What to do:
Report the count of lines where the string "size" appears, and nothing else.

□ □ □ □ □ □ □

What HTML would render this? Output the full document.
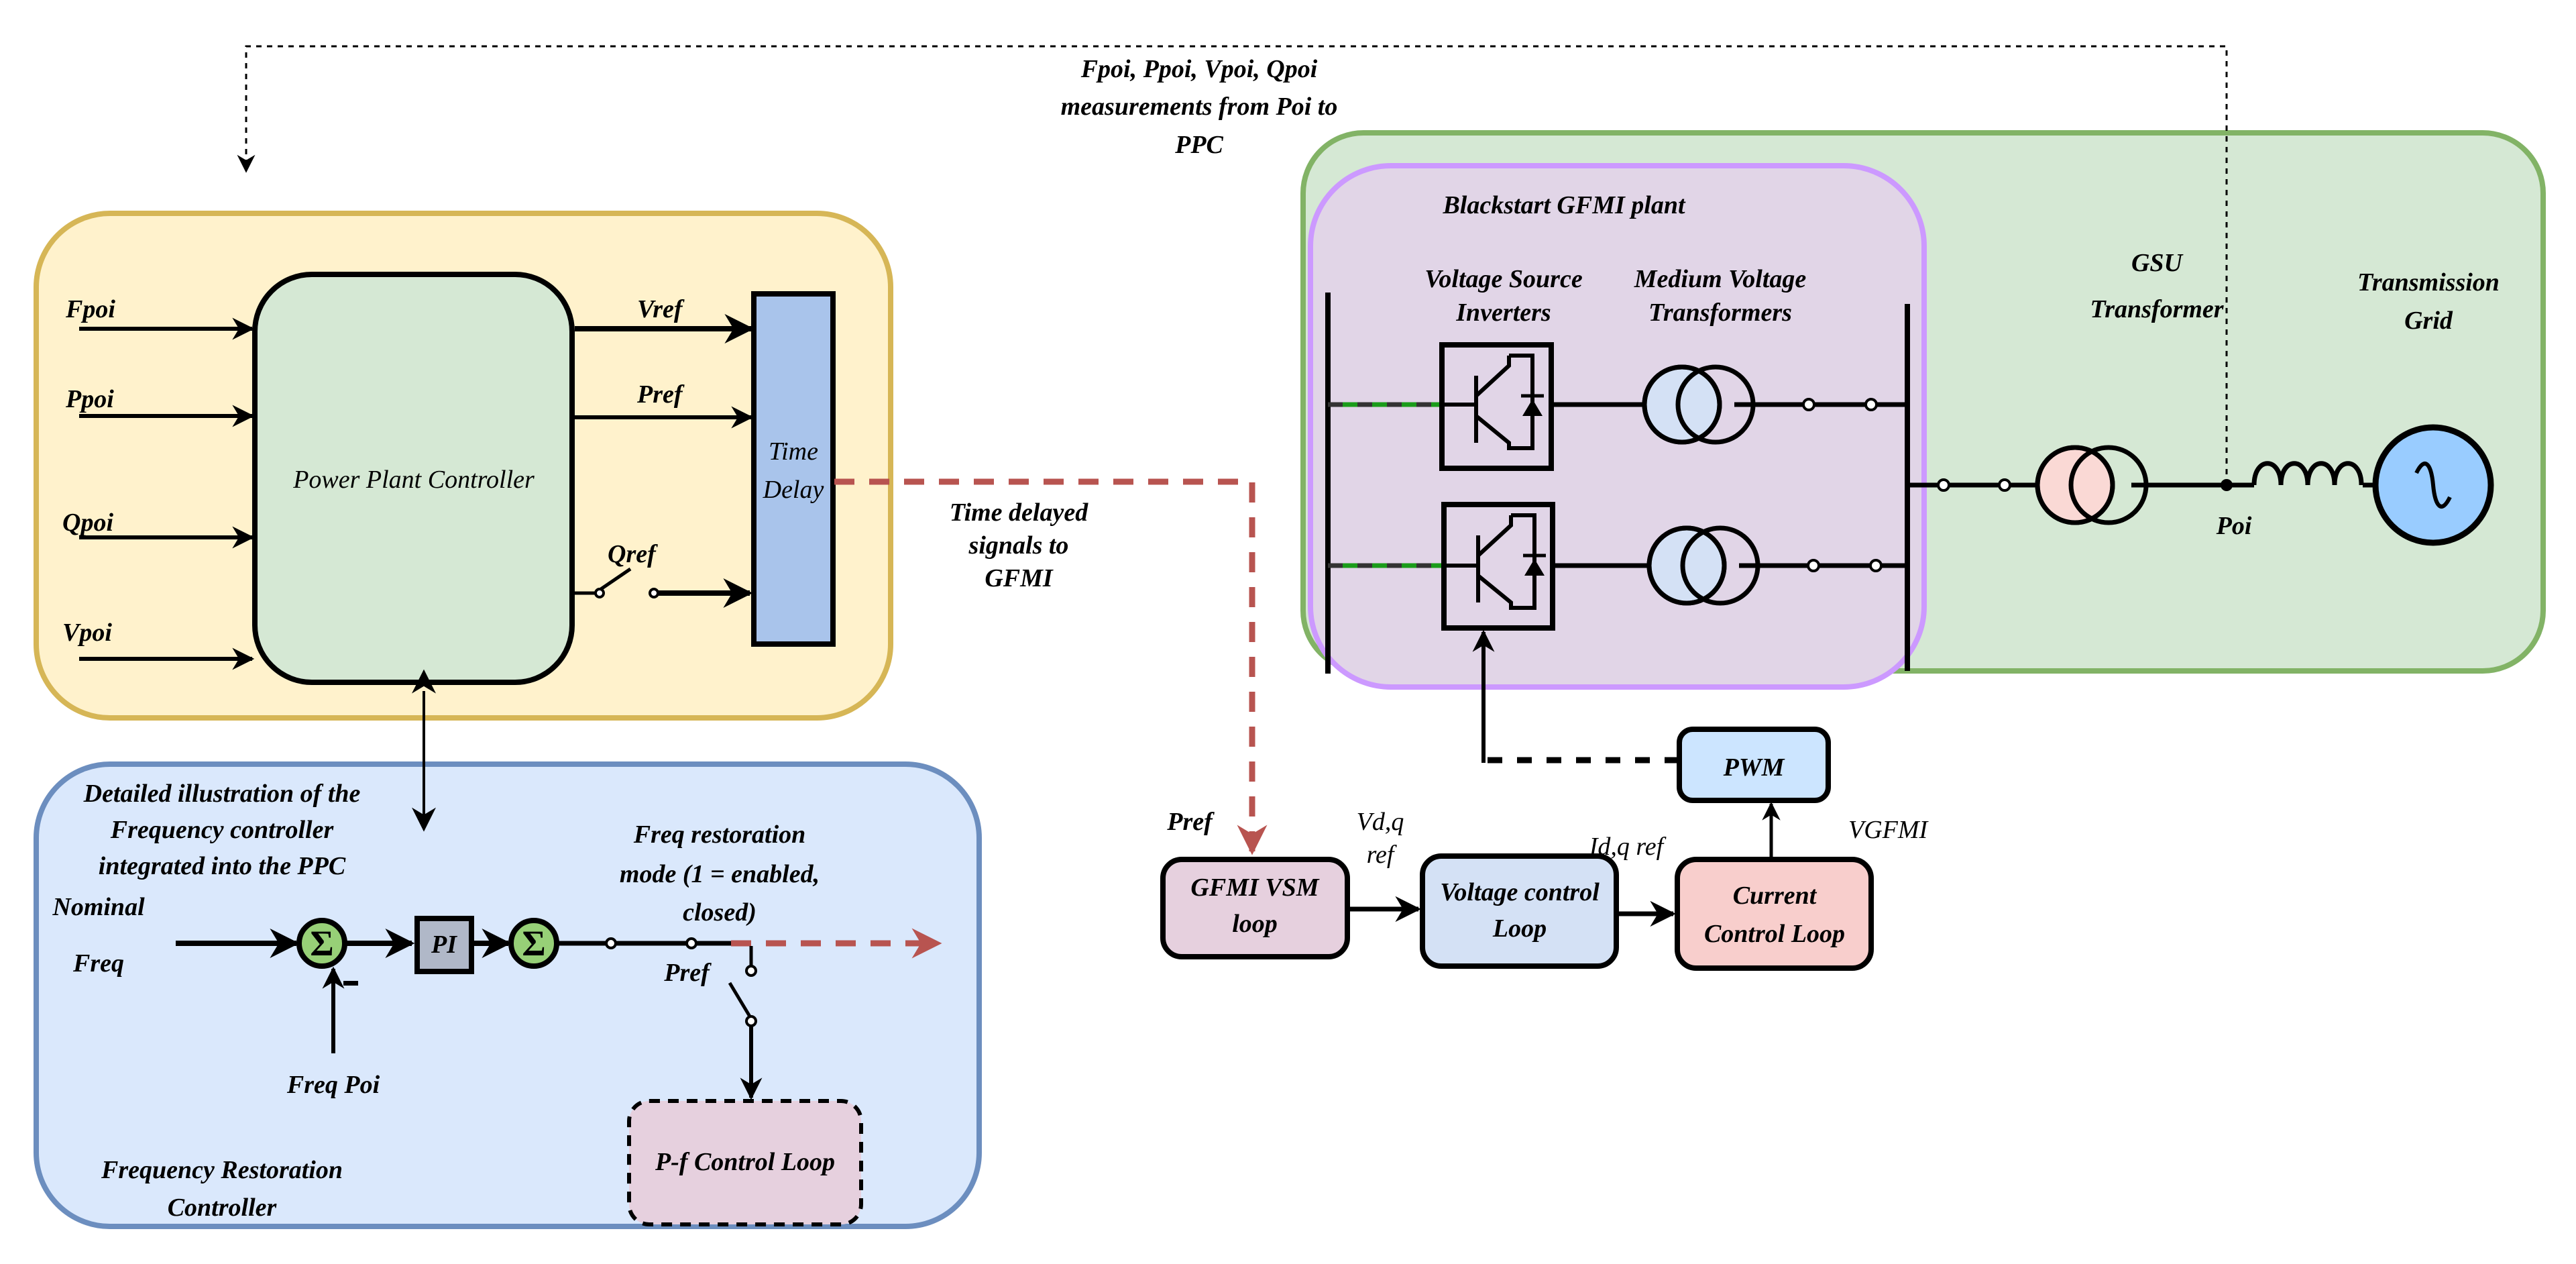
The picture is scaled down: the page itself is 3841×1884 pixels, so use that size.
<!DOCTYPE html>
<html><head><meta charset="utf-8"><style>
html,body{margin:0;padding:0;background:#fff;}
svg{display:block;}
text{font-family:"Liberation Serif",serif;font-style:italic;font-size:38px;fill:#000;}
.b{font-weight:bold;}
</style></head><body>
<svg width="3841" height="1884" viewBox="0 0 3841 1884" xmlns="http://www.w3.org/2000/svg">
<defs>
<marker id="ah" viewBox="0 0 10 10" refX="9" refY="5" markerWidth="5.5" markerHeight="5.5" orient="auto" markerUnits="strokeWidth"><path d="M0,0 L10,5 L0,10 L3,5 z" fill="#000"/></marker>
<marker id="ahs" viewBox="0 0 10 10" refX="9" refY="5" markerWidth="9" markerHeight="9" orient="auto" markerUnits="strokeWidth"><path d="M0,0 L10,5 L0,10 L3,5 z" fill="#000"/></marker>
<marker id="ahs2" viewBox="0 0 10 10" refX="1" refY="5" markerWidth="9" markerHeight="9" orient="auto-start-reverse" markerUnits="strokeWidth"><path d="M0,0 L10,5 L0,10 L3,5 z" fill="#000"/></marker>
<marker id="ahr" viewBox="0 0 10 10" refX="9" refY="5" markerWidth="5" markerHeight="5" orient="auto" markerUnits="strokeWidth"><path d="M0,0 L10,5 L0,10 L3,5 z" fill="#b85450"/></marker>
</defs>

<text x="1788" y="115" text-anchor="middle" class="b">Fpoi, Ppoi, Vpoi, Qpoi</text>
<text x="1788" y="171" text-anchor="middle" class="b">measurements from Poi to</text>
<text x="1788" y="228" text-anchor="middle" class="b">PPC</text>

<!-- Yellow PPC area -->
<rect x="54" y="318" width="1274" height="752" rx="110" fill="#fff2cc" stroke="#d6b656" stroke-width="8"/>
<rect x="380" y="409" width="473" height="608" rx="85" fill="#d5e8d4" stroke="#000" stroke-width="8"/>
<text x="617" y="727" text-anchor="middle">Power Plant Controller</text>
<rect x="1124" y="438" width="118" height="522" fill="#a9c4eb" stroke="#000" stroke-width="8"/>
<text x="1183" y="685" text-anchor="middle">Time</text>
<text x="1183" y="742" text-anchor="middle">Delay</text>
<g stroke="#000" stroke-width="6" marker-end="url(#ah)">
<line x1="118" y1="490" x2="376" y2="490"/>
<line x1="118" y1="620" x2="376" y2="620"/>
<line x1="118" y1="801" x2="376" y2="801"/>
<line x1="118" y1="982" x2="376" y2="982"/>
<line x1="857" y1="490" x2="1120" y2="490" stroke-width="8"/>
<line x1="857" y1="622" x2="1120" y2="622"/>
<line x1="980" y1="884" x2="1118" y2="884" stroke-width="8"/>
</g>
<text x="98" y="473" class="b">Fpoi</text>
<text x="98" y="607" class="b">Ppoi</text>
<text x="93" y="791" class="b">Qpoi</text>
<text x="93" y="955" class="b">Vpoi</text>
<text x="950" y="473" class="b">Vref</text>
<text x="950" y="600" class="b">Pref</text>
<text x="906" y="838" class="b">Qref</text>
<line x1="853" y1="884" x2="888" y2="884" stroke="#000" stroke-width="5"/>
<line x1="896" y1="878" x2="940" y2="848" stroke="#000" stroke-width="5"/>
<circle cx="894" cy="884" r="6" fill="#fff" stroke="#000" stroke-width="4"/>
<circle cx="975" cy="884" r="6" fill="#fff" stroke="#000" stroke-width="4"/>

<!-- red dashed from time delay -->
<polyline points="1244,718 1867,718 1867,1270" fill="none" stroke="#b85450" stroke-width="9" stroke-dasharray="30,22" marker-end="url(#ahr)"/>
<text x="1519" y="776" text-anchor="middle" class="b">Time delayed</text>
<text x="1519" y="825" text-anchor="middle" class="b">signals to</text>
<text x="1519" y="874" text-anchor="middle" class="b">GFMI</text>

<!-- Blue freq restoration -->
<rect x="54" y="1139" width="1406" height="689" rx="110" fill="#dae8fc" stroke="#6c8ebf" stroke-width="8"/>
<line x1="632" y1="1030" x2="632" y2="1236" stroke="#000" stroke-width="4" marker-start="url(#ahs2)" marker-end="url(#ahs)"/>
<text x="331" y="1195" text-anchor="middle" class="b">Detailed illustration of the</text>
<text x="331" y="1249" text-anchor="middle" class="b">Frequency controller</text>
<text x="331" y="1303" text-anchor="middle" class="b">integrated into the PPC</text>
<text x="1073" y="1256" text-anchor="middle" class="b">Freq restoration</text>
<text x="1073" y="1315" text-anchor="middle" class="b">mode (1 = enabled,</text>
<text x="1073" y="1372" text-anchor="middle" class="b">closed)</text>
<text x="147" y="1364" text-anchor="middle" class="b">Nominal</text>
<text x="147" y="1448" text-anchor="middle" class="b">Freq</text>
<text x="497" y="1629" text-anchor="middle" class="b">Freq Poi</text>
<text x="331" y="1756" text-anchor="middle" class="b">Frequency Restoration</text>
<text x="331" y="1812" text-anchor="middle" class="b">Controller</text>
<g stroke="#000" stroke-width="8" marker-end="url(#ah)">
<line x1="262" y1="1406" x2="442" y2="1406"/>
<line x1="516" y1="1406" x2="614" y2="1406"/>
<line x1="705" y1="1406" x2="758" y2="1406"/>
<line x1="497" y1="1570" x2="497" y2="1444" stroke-width="6"/>
</g>
<circle cx="480" cy="1406" r="34" fill="#97d077" stroke="#000" stroke-width="8"/>
<text x="480" y="1424" text-anchor="middle" class="b" style="font-style:normal;font-size:54px">Σ</text>
<rect x="622" y="1369" width="81" height="79" fill="#b0b8c8" stroke="#000" stroke-width="8"/>
<text x="662" y="1420" text-anchor="middle" class="b">PI</text>
<circle cx="796" cy="1406" r="34" fill="#97d077" stroke="#000" stroke-width="8"/>
<text x="796" y="1424" text-anchor="middle" class="b" style="font-style:normal;font-size:54px">Σ</text>
<rect x="512" y="1462" width="22" height="7" fill="#000"/>
<line x1="830" y1="1406" x2="1090" y2="1406" stroke="#000" stroke-width="7"/>
<circle cx="911" cy="1406" r="7" fill="#fff" stroke="#000" stroke-width="4"/>
<circle cx="1031" cy="1406" r="7" fill="#fff" stroke="#000" stroke-width="4"/>
<line x1="1090" y1="1406" x2="1400" y2="1406" stroke="#b85450" stroke-width="9" stroke-dasharray="30,22" marker-end="url(#ahr)"/>
<text x="1024" y="1462" text-anchor="middle" class="b">Pref</text>
<line x1="1120" y1="1410" x2="1120" y2="1440" stroke="#000" stroke-width="5"/>
<circle cx="1120" cy="1447" r="7" fill="#fff" stroke="#000" stroke-width="4"/>
<line x1="1088" y1="1465" x2="1118" y2="1515" stroke="#000" stroke-width="5"/>
<circle cx="1120" cy="1522" r="7" fill="#fff" stroke="#000" stroke-width="4"/>
<line x1="1120" y1="1529" x2="1120" y2="1636" stroke="#000" stroke-width="6" marker-end="url(#ah)"/>
<rect x="938" y="1641" width="346" height="184" rx="30" fill="#e6d0de" stroke="#000" stroke-width="6" stroke-dasharray="16,12"/>
<text x="1111" y="1744" text-anchor="middle" class="b">P-f Control Loop</text>

<!-- Green transmission area -->
<rect x="1943" y="198" width="1849" height="802" rx="90" fill="#d5e8d4" stroke="#82b366" stroke-width="8"/>
<rect x="1954" y="247" width="915" height="777" rx="120" fill="#e1d5e7" stroke="#cc99ff" stroke-width="8"/>
<text x="2332" y="318" text-anchor="middle" class="b">Blackstart GFMI plant</text>
<text x="2242" y="428" text-anchor="middle" class="b">Voltage Source</text>
<text x="2242" y="478" text-anchor="middle" class="b">Inverters</text>
<text x="2565" y="428" text-anchor="middle" class="b">Medium Voltage</text>
<text x="2565" y="478" text-anchor="middle" class="b">Transformers</text>
<text x="3216" y="404" text-anchor="middle" class="b">GSU</text>
<text x="3216" y="473" text-anchor="middle" class="b">Transformer</text>
<text x="3621" y="433" text-anchor="middle" class="b">Transmission</text>
<text x="3621" y="490" text-anchor="middle" class="b">Grid</text>
<text x="3331" y="796" text-anchor="middle" class="b">Poi</text>

<line x1="1980" y1="436" x2="1980" y2="1004" stroke="#000" stroke-width="8"/>
<line x1="2844" y1="453" x2="2844" y2="1000" stroke="#000" stroke-width="8"/>
<g>
<line x1="1980" y1="603" x2="2148" y2="603" stroke="#333" stroke-width="7" stroke-dasharray="22,22"/>
<line x1="2002" y1="603" x2="2148" y2="603" stroke="#1a9c1a" stroke-width="7" stroke-dasharray="22,22"/>
<line x1="1980" y1="843" x2="2151" y2="843" stroke="#333" stroke-width="7" stroke-dasharray="22,22"/>
<line x1="2002" y1="843" x2="2151" y2="843" stroke="#1a9c1a" stroke-width="7" stroke-dasharray="22,22"/>
</g>
<g fill="none" stroke="#000" stroke-width="6">
<rect x="2150" y="514" width="163" height="184" fill="#e1d5e7" stroke-width="8"/>
<rect x="2153" y="752" width="162" height="184" fill="#e1d5e7" stroke-width="8"/>
<path d="M2201,560 L2201,660 M2201,590 L2250,545 L2250,530 M2250,530 L2285,530 L2285,668 L2250,668 L2250,660 L2201,620 M2150,603 L2201,603"/>
<path d="M2204,798 L2204,898 M2204,828 L2253,783 L2253,768 M2253,768 L2288,768 L2288,906 L2253,906 L2253,898 L2204,858 M2153,843 L2204,843"/>
</g>
<path d="M2270,620 L2300,620 L2285,595 z" fill="#000"/>
<path d="M2268,590 L2302,590" stroke="#000" stroke-width="5"/>
<path d="M2273,858 L2303,858 L2288,833 z" fill="#000"/>
<path d="M2271,828 L2305,828" stroke="#000" stroke-width="5"/>
<g stroke="#000" stroke-width="7">
<line x1="2313" y1="603" x2="2480" y2="603"/>
<line x1="2586" y1="603" x2="2844" y2="603"/>
<line x1="2315" y1="843" x2="2487" y2="843"/>
<line x1="2593" y1="843" x2="2844" y2="843"/>
<line x1="2844" y1="723" x2="3060" y2="723"/>
<line x1="3178" y1="723" x2="3361" y2="723"/>
<line x1="3523" y1="723" x2="3542" y2="723"/>
</g>
<g stroke="#000" stroke-width="7" fill="#d4e1f5">
<circle cx="2508" cy="603" r="56"/><circle cx="2558" cy="603" r="56" fill="none"/>
<circle cx="2515" cy="843" r="56"/><circle cx="2565" cy="843" r="56" fill="none"/>
<circle cx="3094" cy="723" r="56" fill="#fad9d5"/><circle cx="3144" cy="723" r="56" fill="none"/>
</g>
<circle cx="2508" cy="603" r="56" fill="none" stroke="#000" stroke-width="7"/>
<circle cx="2515" cy="843" r="56" fill="none" stroke="#000" stroke-width="7"/>
<circle cx="3094" cy="723" r="56" fill="none" stroke="#000" stroke-width="7"/>
<g fill="#fff" stroke="#000" stroke-width="4">
<circle cx="2697" cy="603" r="8"/><circle cx="2790" cy="603" r="8"/>
<circle cx="2704" cy="843" r="8"/><circle cx="2797" cy="843" r="8"/>
<circle cx="2898" cy="723" r="8"/><circle cx="2989" cy="723" r="8"/>
</g>
<path d="M3361,723 C3361,680 3401,680 3401,723 C3401,680 3441,680 3441,723 C3441,680 3481,680 3481,723 C3481,680 3521,680 3521,723" fill="none" stroke="#000" stroke-width="7"/>
<circle cx="3628" cy="723" r="86" fill="#99ccff" stroke="#000" stroke-width="9"/>
<path d="M3603,705 C3615,680 3625,690 3628,723 C3631,756 3641,766 3653,741" fill="none" stroke="#000" stroke-width="6"/>

<!-- top dotted feedback (drawn over boxes) -->
<polyline points="3320,723 3320,69 367,69 367,255" fill="none" stroke="#000" stroke-width="3" stroke-dasharray="8,8" marker-end="url(#ahs)"/>
<circle cx="3320" cy="723" r="9" fill="#000"/>

<!-- bottom control chain -->
<polyline points="2504,1133 2212,1133" fill="none" stroke="#000" stroke-width="9" stroke-dasharray="22,22"/>
<line x1="2212" y1="1137" x2="2212" y2="942" stroke="#000" stroke-width="6" marker-end="url(#ah)"/>
<rect x="2504" y="1087" width="222" height="106" rx="20" fill="#cce5ff" stroke="#000" stroke-width="8"/>
<text x="2615" y="1156" text-anchor="middle" class="b">PWM</text>
<line x1="2641" y1="1279" x2="2641" y2="1198" stroke="#000" stroke-width="5" marker-end="url(#ah)"/>
<text x="2756" y="1249">VGFMI</text>

<rect x="1734" y="1281" width="275" height="145" rx="28" fill="#e6d0de" stroke="#000" stroke-width="8"/>
<text x="1871" y="1335" text-anchor="middle" class="b">GFMI VSM</text>
<text x="1871" y="1389" text-anchor="middle" class="b">loop</text>
<rect x="2121" y="1276" width="289" height="164" rx="28" fill="#d4e1f5" stroke="#000" stroke-width="8"/>
<text x="2266" y="1342" text-anchor="middle" class="b">Voltage control</text>
<text x="2266" y="1396" text-anchor="middle" class="b">Loop</text>
<rect x="2501" y="1281" width="289" height="162" rx="28" fill="#f8cecc" stroke="#000" stroke-width="8"/>
<text x="2646" y="1347" text-anchor="middle" class="b">Current</text>
<text x="2646" y="1404" text-anchor="middle" class="b">Control Loop</text>
<g stroke="#000" stroke-width="7" marker-end="url(#ah)">
<line x1="2013" y1="1355" x2="2115" y2="1355"/>
<line x1="2414" y1="1362" x2="2495" y2="1362"/>
</g>
<text x="1774" y="1237" text-anchor="middle" class="b">Pref</text>
<text x="2058" y="1237" text-anchor="middle">Vd,q</text>
<text x="2058" y="1286" text-anchor="middle">ref</text>
<text x="2425" y="1274" text-anchor="middle">Id,q ref</text>
</svg>
</body></html>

□ □ □ □ □ □ □

Worked answer:
4